In a new blog post published Wednesday morning, Facebook announced that even more people—beyond the initial 50 million—have been affected by the Cambridge Analytica scandal.
At the end of a lengthy piece, authored by Facebook CTO Mike Schroepfer, the company said simply: "In total, we believe the Facebook information of up to 87 million people—mostly in the US—may have been improperly shared with Cambridge Analytica."
Last month, the British data analytics contractor which worked with Donald Trump's presidential campaign retained private data from 50 million Facebook users despite claiming to have deleted it. The scandal has spawned numerous lawsuits, and it has put significant pressure on Cambridge Analytica and Facebook.

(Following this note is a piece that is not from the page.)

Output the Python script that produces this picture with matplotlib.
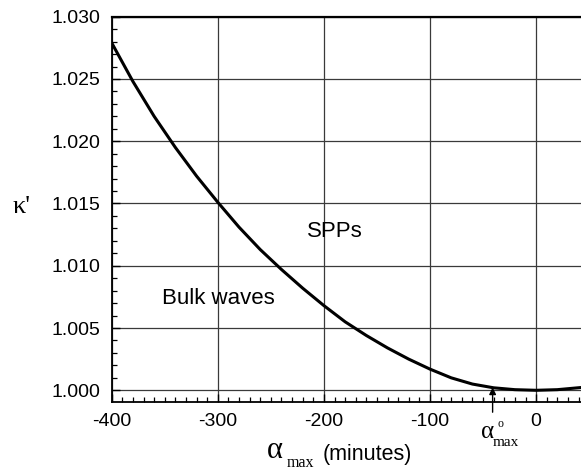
import matplotlib
matplotlib.use("Agg")
import matplotlib.pyplot as plt
from matplotlib.ticker import MultipleLocator, FormatStrFormatter

plt.rcParams["axes.unicode_minus"] = False

# values
alpha_max = [-400, -380, -360, -340, -320, -300, -280, -260, -240, -220, -200,
             -180, -160, -140, -120, -100, -80, -60, -40, -20, 0, 20, 42]
kappa = [1.0279, 1.0248, 1.0220, 1.0195, 1.0172, 1.0151, 1.0131, 1.0113, 1.0097,
         1.0082, 1.0068, 1.0055, 1.0044, 1.0034, 1.0025, 1.0017, 1.0010, 1.0005,
         1.0002, 1.00005, 1.0000, 1.00005, 1.00022]
alpha0 = -41

W, H = 581, 472
fig = plt.figure(figsize=(W / 100, H / 100), dpi=100)
ax = fig.add_axes([111.7 / W, 1 - 402 / H, 1 - 111.7 / W, (402 - 16.7) / H])

ax.plot(alpha_max, kappa, color="black", lw=2.2, zorder=3,
        solid_joinstyle="round", solid_capstyle="round")

ax.set_xlim(-400, 42.3)
ax.set_ylim(0.99906, 1.030)
ax.xaxis.set_major_locator(MultipleLocator(100))
ax.xaxis.set_minor_locator(MultipleLocator(10))
ax.yaxis.set_major_locator(MultipleLocator(0.005))
ax.yaxis.set_minor_locator(MultipleLocator(0.001))
ax.yaxis.set_major_formatter(FormatStrFormatter("%.3f"))
ax.grid(True, which="major", color="#3a3a3a", lw=0.9)
ax.set_axisbelow(True)

ax.tick_params(which="both", direction="in", top=False, right=False, color="black")
ax.tick_params(which="major", length=5.5, width=1.0, pad=8, labelsize=14)
ax.tick_params(which="minor", length=3.5, width=0.9)
for lab in ax.get_xticklabels() + ax.get_yticklabels():
    lab.set_fontfamily("Liberation Sans")
ax.spines["right"].set_visible(False)
ax.spines["top"].set_linewidth(1.6)
ax.spines["left"].set_linewidth(1.3)
ax.spines["bottom"].set_linewidth(1.3)

ax.text(-189.5, 1.01229, "SPPs", fontsize=16, family="Liberation Sans",
        ha="center", va="baseline")
ax.text(-352.6, 1.0069, "Bulk waves", fontsize=16, family="Liberation Sans",
        ha="left", va="baseline")

# arrow marking alpha0
ax.annotate("", xy=(alpha0, 1.00023), xytext=(alpha0, 0.99824),
            arrowprops=dict(arrowstyle="-|>", color="black", lw=1.0,
                            mutation_scale=10, shrinkA=0, shrinkB=0),
            annotation_clip=False)

def px(x, y):
    return x / W, 1 - y / H

fig.text(*px(481, 438), "α", family="Liberation Serif", fontsize=18, va="baseline")
fig.text(*px(497, 427), "o", family="Liberation Serif", fontsize=8.5, va="baseline")
fig.text(*px(493, 446), "max", family="Liberation Serif", fontsize=11, va="baseline")

# y label
fig.text(*px(13, 213), "κ'", family="Liberation Serif", fontsize=19, va="baseline")

# x label
fig.text(*px(267, 458), "α", family="Liberation Serif", fontsize=22, va="baseline")
fig.text(*px(287, 467), "max", family="Liberation Serif", fontsize=11.5, va="baseline")
fig.text(*px(323, 460), "(minutes)", family="Liberation Sans", fontsize=15.5, va="baseline")

fig.savefig("out.png", dpi=100)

Thus far, Cambridge Analytica and its affiliate companies have claimed that they did nothing wrong. The London offices were raided on March 23 by local investigators.
In the blog post, Schroepfer also announced a number of changes to Facebook's use of customer data, including the collection of phone calls and SMS messages revealed by Ars Technica last week.
Schroepfer reiterated Facebook's previous statement that users had given permission for that data to be collected, writing: "Call and text history is part of an opt-in feature for people using Messenger or Facebook Lite on Android."
The data was used to "surface the people you most frequently connect with at the top of your contact list," Schroepfer said.